Réaction de Julian Clarenne et Cecilia Rizcallah à la carte blanche « Le retour à l’Etat de droit est une urgence absolue »

Postée sur Twitter, voici la réaction de Julian Clarenne (chercheur en droit parlementaire et membre du Circ) et Cecilia Rizcallah (Professeure invitée à l’Université Saint-Louis, et chargée de recherches FNRS en droit européen des droits fondamentaux) à la carte blanche « Le retour à l’État de droit est une urgence absolue » (LaLibre, 14/10/2020)

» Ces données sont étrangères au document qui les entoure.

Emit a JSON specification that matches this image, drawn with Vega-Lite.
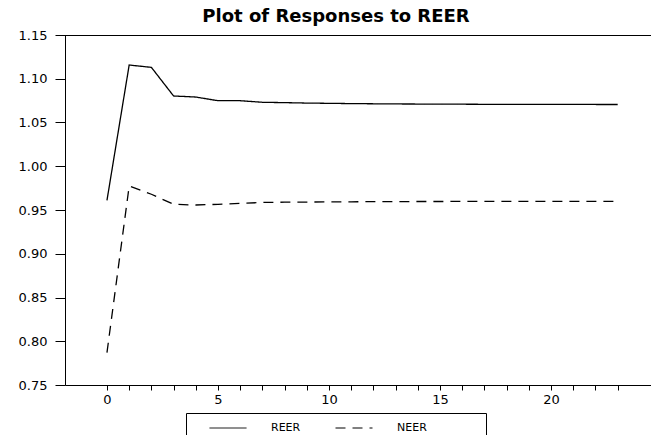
{
  "$schema": "https://vega.github.io/schema/vega-lite/v6.json",
  "width": 586,
  "height": 350,
  "autosize": {"type": "none"},
  "padding": {"left": 65, "top": 35, "right": 0, "bottom": 50},
  "background": "white",
  "config": {
    "view": {"stroke": null},
    "font": "DejaVu Sans",
    "axis": {"domainColor": "black", "tickColor": "black", "labelColor": "black", "grid": false, "labelFont": "DejaVu Sans", "labelFontSize": 13, "domainWidth": 1, "tickWidth": 1}
  },
  "title": {
    "text": "Plot of Responses to REER",
    "anchor": "middle",
    "frame": "group",
    "dx": -22,
    "offset": 3,
    "font": "DejaVu Sans",
    "fontSize": 18,
    "fontWeight": "bold",
    "color": "black"
  },
  "data": {
    "values": [
      {"t": 0, "series": "REER", "value": 0.961},
      {"t": 1, "series": "REER", "value": 1.1157},
      {"t": 2, "series": "REER", "value": 1.113},
      {"t": 3, "series": "REER", "value": 1.0803},
      {"t": 4, "series": "REER", "value": 1.0791},
      {"t": 5, "series": "REER", "value": 1.0749},
      {"t": 6, "series": "REER", "value": 1.0749},
      {"t": 7, "series": "REER", "value": 1.0731},
      {"t": 8, "series": "REER", "value": 1.0727},
      {"t": 9, "series": "REER", "value": 1.0722},
      {"t": 10, "series": "REER", "value": 1.0719},
      {"t": 11, "series": "REER", "value": 1.0716},
      {"t": 12, "series": "REER", "value": 1.0714},
      {"t": 13, "series": "REER", "value": 1.0712},
      {"t": 14, "series": "REER", "value": 1.0711},
      {"t": 15, "series": "REER", "value": 1.071},
      {"t": 16, "series": "REER", "value": 1.0709},
      {"t": 17, "series": "REER", "value": 1.0708},
      {"t": 18, "series": "REER", "value": 1.0708},
      {"t": 19, "series": "REER", "value": 1.0707},
      {"t": 20, "series": "REER", "value": 1.0707},
      {"t": 21, "series": "REER", "value": 1.0707},
      {"t": 22, "series": "REER", "value": 1.0706},
      {"t": 23, "series": "REER", "value": 1.0706},
      {"t": 0, "series": "NEER", "value": 0.787},
      {"t": 1, "series": "NEER", "value": 0.9774},
      {"t": 2, "series": "NEER", "value": 0.968},
      {"t": 3, "series": "NEER", "value": 0.9565},
      {"t": 4, "series": "NEER", "value": 0.9557},
      {"t": 5, "series": "NEER", "value": 0.9565},
      {"t": 6, "series": "NEER", "value": 0.9576},
      {"t": 7, "series": "NEER", "value": 0.9586},
      {"t": 8, "series": "NEER", "value": 0.9589},
      {"t": 9, "series": "NEER", "value": 0.9591},
      {"t": 10, "series": "NEER", "value": 0.9593},
      {"t": 11, "series": "NEER", "value": 0.9594},
      {"t": 12, "series": "NEER", "value": 0.9595},
      {"t": 13, "series": "NEER", "value": 0.9596},
      {"t": 14, "series": "NEER", "value": 0.9597},
      {"t": 15, "series": "NEER", "value": 0.9597},
      {"t": 16, "series": "NEER", "value": 0.9598},
      {"t": 17, "series": "NEER", "value": 0.9598},
      {"t": 18, "series": "NEER", "value": 0.9598},
      {"t": 19, "series": "NEER", "value": 0.9599},
      {"t": 20, "series": "NEER", "value": 0.9599},
      {"t": 21, "series": "NEER", "value": 0.9599},
      {"t": 22, "series": "NEER", "value": 0.9599},
      {"t": 23, "series": "NEER", "value": 0.9599}
    ]
  },
  "layer": [
    {
      "mark": {"type": "rule", "color": "black", "strokeWidth": 1, "yOffset": 0.5},
      "encoding": {"y": {"datum": 1.15, "type": "quantitative"}}
    },
    {
      "mark": {"type": "line", "strokeWidth": 1.3},
      "encoding": {
        "x": {
          "field": "t",
          "type": "quantitative",
          "scale": {"domain": [-1.89, 24.5], "nice": false, "zero": false},
          "axis": {
            "title": null,
            "values": [0,1,2,3,4,5,6,7,8,9,10,11,12,13,14,15,16,17,18,19,20,21,22,23],
            "labelExpr": "datum.value % 5 === 0 ? datum.label : ''",
            "tickSize": 5,
            "labelPadding": 3,
            "labelFlush": false,
            "labelOverlap": false
          }
        },
        "y": {
          "field": "value",
          "type": "quantitative",
          "scale": {"domain": [0.75, 1.15], "nice": false, "zero": false},
          "axis": {
            "title": null,
            "values": [0.75, 0.8, 0.85, 0.9, 0.95, 1.0, 1.05, 1.1, 1.15],
            "format": ".2f",
            "tickSize": 10,
            "labelPadding": 8,
            "labelFlush": false,
            "labelOverlap": false
          }
        },
        "color": {
          "field": "series",
          "type": "nominal",
          "scale": {"domain": ["REER", "NEER"], "range": ["black", "black"]},
          "legend": {
            "title": null,
            "orient": "none",
            "legendX": 121,
            "legendY": 378,
            "direction": "horizontal",
            "symbolType": "stroke",
            "symbolSize": 1369,
            "symbolStrokeWidth": 1,
            "symbolOffset": 13,
            "strokeColor": "black",
            "padding": 10,
            "clipHeight": 10,
            "labelFont": "DejaVu Sans",
            "labelFontSize": 11,
            "labelColor": "black",
            "labelOffset": 24,
            "columnPadding": 21,
            "labelExpr": "datum.label == 'NEER' ? 'NEER\u2800\u2800\u2800\u2800\u2800\u2800' : datum.label"
          }
        },
        "strokeDash": {
          "field": "series",
          "type": "nominal",
          "scale": {"domain": ["REER", "NEER"], "range": [[1, 0], [10, 7]]},
          "legend": null
        }
      }
    }
  ]
}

« Avec tout le respect que j’ai pour les signataires de cette carte blanche, dont la cause est noble (rappeler l’importance de l’Etat de droit en temps de crise et les dérives dans l’adoption de certaines mesures) celle-ci me pose problème sur plus d’un point au niveau juridique 1/8
Comment peut-on soutenir que le pouvoir d’élaborer des lois est l’apanage du seul Parlement, et que le gouvernement n’a qu’une mission d’exécution ? C’est non seulement erroné sur le plan constitutionnel, mais irréaliste et contre-factuel 2/8
Comment peut-on soutenir que la fin des pouvoirs spéciaux mettait un terme à la possibilité pour les gouvernements de prendre des mesures « d’exception », alors que lesdites mesures n’ont pas été prises sur la base des pv spéciaux, mais de la loi de sécurité civile ? 3/8
Comment peut-on considérer que les Parlements n’ont pas eu leur mot à dire, alors qu’ils ont fait un travail de contrôle politique permanent, en interrogeant chaque semaine les ministres sur leur action (parfois avant l’adoption des mesures critiquées), et en débattant à posteriori de la gestion de crise au sein de commissions spéciales ? 4/8
Comment peut-on affirmer de manière péremptoire que les mesures prises ont été adoptées « en violation manifeste des principes élémentaires de notre système démocratique », sans développer d’arguments sur une question pourtant juridiquement sensible et controversée ? 5/8
Comment peut-on ne pas rappeler que les droits fondamentaux concernés par les mesures ne sont pas absolus, et que les limitations ou dérogations qui leur sont reconnues participent à leur effectivité, dès lors qu’elles sont prises dans le seul but d’endiguer l’épidémie et donc, de protéger les droits fondamentaux des citoyens 6/8
Le registre alarmiste de cette carte blanche, appelant à « un retour de l’Etat de droit » en Belgique, pose enfin question au regard des défaillances systémiques bien réelles qui se jouent dans d’autres États européens 7/8
Il me semble, à titre personnel, que plus de nuance et moins de mélange des genres aurait été souhaitable dans le cadre d’une critique – tout à fait audible – des mesures adoptées pour lutter contre la pandémie 8/8 »
Réponse à la carte blanche « Le retour à l’Etat de droit est une urgence absolue », publiée par la Libre le 14 octobre 2020.